- _Information shown_:

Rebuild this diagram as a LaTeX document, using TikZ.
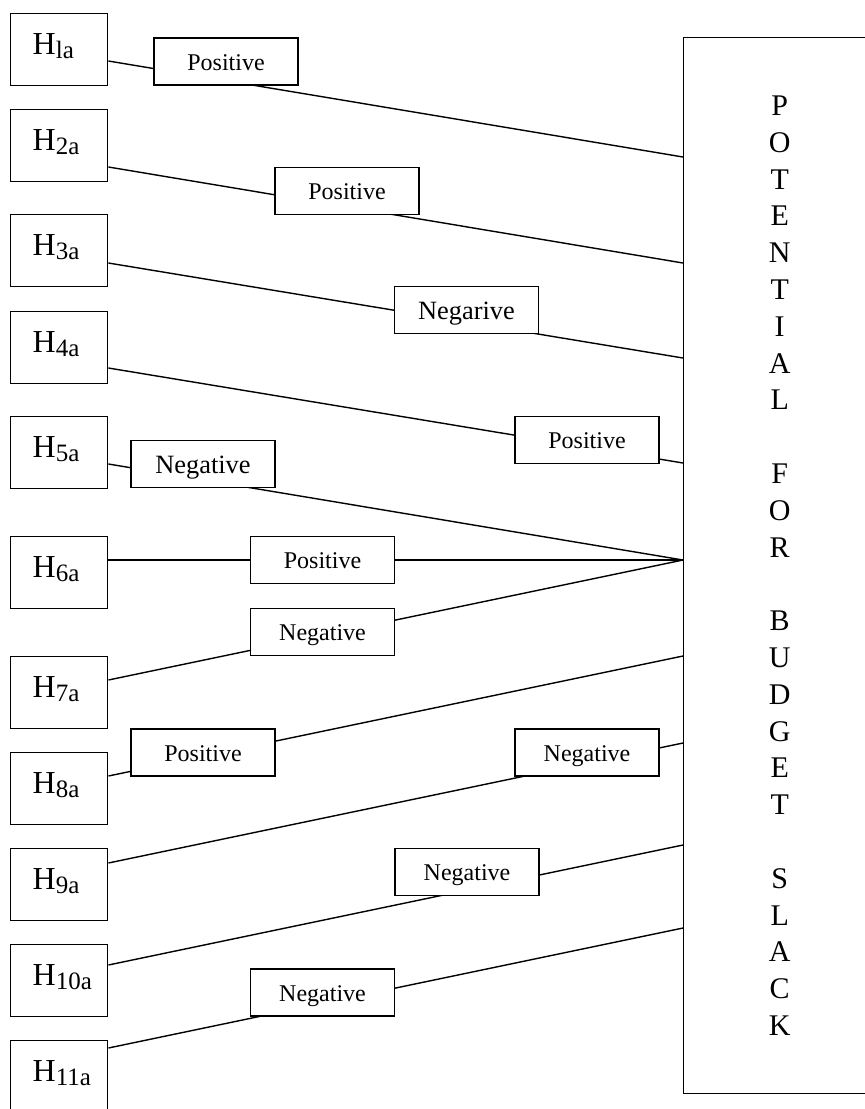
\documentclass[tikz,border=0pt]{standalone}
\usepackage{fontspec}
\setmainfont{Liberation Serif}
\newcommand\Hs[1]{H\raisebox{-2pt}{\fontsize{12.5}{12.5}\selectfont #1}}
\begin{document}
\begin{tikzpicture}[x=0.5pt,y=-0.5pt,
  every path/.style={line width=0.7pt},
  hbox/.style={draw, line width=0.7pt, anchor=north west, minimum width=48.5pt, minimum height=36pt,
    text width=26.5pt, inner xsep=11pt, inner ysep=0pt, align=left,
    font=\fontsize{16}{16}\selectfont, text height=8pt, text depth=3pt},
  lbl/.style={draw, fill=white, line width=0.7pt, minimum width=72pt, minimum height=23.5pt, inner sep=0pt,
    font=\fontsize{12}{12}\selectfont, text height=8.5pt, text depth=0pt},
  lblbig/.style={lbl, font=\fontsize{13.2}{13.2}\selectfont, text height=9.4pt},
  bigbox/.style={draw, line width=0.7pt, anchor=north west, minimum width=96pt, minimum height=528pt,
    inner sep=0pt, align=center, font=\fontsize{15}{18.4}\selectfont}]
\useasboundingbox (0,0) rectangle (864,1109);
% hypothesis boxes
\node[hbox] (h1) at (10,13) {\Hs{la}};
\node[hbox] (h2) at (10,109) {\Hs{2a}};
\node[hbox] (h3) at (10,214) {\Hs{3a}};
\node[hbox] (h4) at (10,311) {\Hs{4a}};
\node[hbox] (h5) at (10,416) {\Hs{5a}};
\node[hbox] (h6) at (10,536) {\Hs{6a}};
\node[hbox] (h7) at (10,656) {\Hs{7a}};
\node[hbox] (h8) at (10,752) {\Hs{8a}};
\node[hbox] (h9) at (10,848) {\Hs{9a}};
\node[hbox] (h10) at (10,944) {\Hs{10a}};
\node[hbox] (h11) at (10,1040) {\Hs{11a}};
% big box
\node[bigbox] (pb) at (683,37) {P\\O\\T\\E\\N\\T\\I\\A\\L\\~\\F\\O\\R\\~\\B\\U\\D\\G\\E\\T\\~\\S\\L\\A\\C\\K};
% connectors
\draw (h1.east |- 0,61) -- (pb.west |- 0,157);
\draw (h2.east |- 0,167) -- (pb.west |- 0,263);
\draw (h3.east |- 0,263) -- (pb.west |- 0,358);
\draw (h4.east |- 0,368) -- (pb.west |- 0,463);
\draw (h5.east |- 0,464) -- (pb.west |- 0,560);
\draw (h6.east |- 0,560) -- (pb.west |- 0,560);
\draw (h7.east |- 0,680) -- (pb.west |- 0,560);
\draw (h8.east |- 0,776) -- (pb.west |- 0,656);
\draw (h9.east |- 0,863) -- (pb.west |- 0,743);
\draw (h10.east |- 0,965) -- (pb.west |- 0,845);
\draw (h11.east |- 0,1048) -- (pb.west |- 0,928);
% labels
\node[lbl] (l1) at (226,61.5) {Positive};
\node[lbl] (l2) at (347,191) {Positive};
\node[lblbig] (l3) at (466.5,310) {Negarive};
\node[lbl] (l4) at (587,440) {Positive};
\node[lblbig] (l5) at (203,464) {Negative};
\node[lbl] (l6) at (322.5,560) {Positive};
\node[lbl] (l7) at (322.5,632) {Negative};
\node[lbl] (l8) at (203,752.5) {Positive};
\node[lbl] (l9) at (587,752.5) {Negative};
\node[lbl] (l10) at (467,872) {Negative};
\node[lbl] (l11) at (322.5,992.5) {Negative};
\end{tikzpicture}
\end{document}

- _Given exercise_: Retype the whole listing exactly and leave the pictures out.

- _Right answer_:
Rebuild this diagram as a LaTeX document, using TikZ.
\documentclass[tikz,border=0pt]{standalone}
\usepackage{fontspec}
\setmainfont{Liberation Serif}
\newcommand\Hs[1]{H\raisebox{-2pt}{\fontsize{12.5}{12.5}\selectfont #1}}
\begin{document}
\begin{tikzpicture}[x=0.5pt,y=-0.5pt,
  every path/.style={line width=0.7pt},
  hbox/.style={draw, line width=0.7pt, anchor=north west, minimum width=48.5pt, minimum height=36pt,
    text width=26.5pt, inner xsep=11pt, inner ysep=0pt, align=left,
    font=\fontsize{16}{16}\selectfont, text height=8pt, text depth=3pt},
  lbl/.style={draw, fill=white, line width=0.7pt, minimum width=72pt, minimum height=23.5pt, inner sep=0pt,
    font=\fontsize{12}{12}\selectfont, text height=8.5pt, text depth=0pt},
  lblbig/.style={lbl, font=\fontsize{13.2}{13.2}\selectfont, text height=9.4pt},
  bigbox/.style={draw, line width=0.7pt, anchor=north west, minimum width=96pt, minimum height=528pt,
    inner sep=0pt, align=center, font=\fontsize{15}{18.4}\selectfont}]
\useasboundingbox (0,0) rectangle (864,1109);
% hypothesis boxes
\node[hbox] (h1) at (10,13) {\Hs{la}};
\node[hbox] (h2) at (10,109) {\Hs{2a}};
\node[hbox] (h3) at (10,214) {\Hs{3a}};
\node[hbox] (h4) at (10,311) {\Hs{4a}};
\node[hbox] (h5) at (10,416) {\Hs{5a}};
\node[hbox] (h6) at (10,536) {\Hs{6a}};
\node[hbox] (h7) at (10,656) {\Hs{7a}};
\node[hbox] (h8) at (10,752) {\Hs{8a}};
\node[hbox] (h9) at (10,848) {\Hs{9a}};
\node[hbox] (h10) at (10,944) {\Hs{10a}};
\node[hbox] (h11) at (10,1040) {\Hs{11a}};
% big box
\node[bigbox] (pb) at (683,37) {P\\O\\T\\E\\N\\T\\I\\A\\L\\~\\F\\O\\R\\~\\B\\U\\D\\G\\E\\T\\~\\S\\L\\A\\C\\K};
% connectors
\draw (h1.east |- 0,61) -- (pb.west |- 0,157);
\draw (h2.east |- 0,167) -- (pb.west |- 0,263);
\draw (h3.east |- 0,263) -- (pb.west |- 0,358);
\draw (h4.east |- 0,368) -- (pb.west |- 0,463);
\draw (h5.east |- 0,464) -- (pb.west |- 0,560);
\draw (h6.east |- 0,560) -- (pb.west |- 0,560);
\draw (h7.east |- 0,680) -- (pb.west |- 0,560);
\draw (h8.east |- 0,776) -- (pb.west |- 0,656);
\draw (h9.east |- 0,863) -- (pb.west |- 0,743);
\draw (h10.east |- 0,965) -- (pb.west |- 0,845);
\draw (h11.east |- 0,1048) -- (pb.west |- 0,928);
% labels
\node[lbl] (l1) at (226,61.5) {Positive};
\node[lbl] (l2) at (347,191) {Positive};
\node[lblbig] (l3) at (466.5,310) {Negarive};
\node[lbl] (l4) at (587,440) {Positive};
\node[lblbig] (l5) at (203,464) {Negative};
\node[lbl] (l6) at (322.5,560) {Positive};
\node[lbl] (l7) at (322.5,632) {Negative};
\node[lbl] (l8) at (203,752.5) {Positive};
\node[lbl] (l9) at (587,752.5) {Negative};
\node[lbl] (l10) at (467,872) {Negative};
\node[lbl] (l11) at (322.5,992.5) {Negative};
\end{tikzpicture}
\end{document}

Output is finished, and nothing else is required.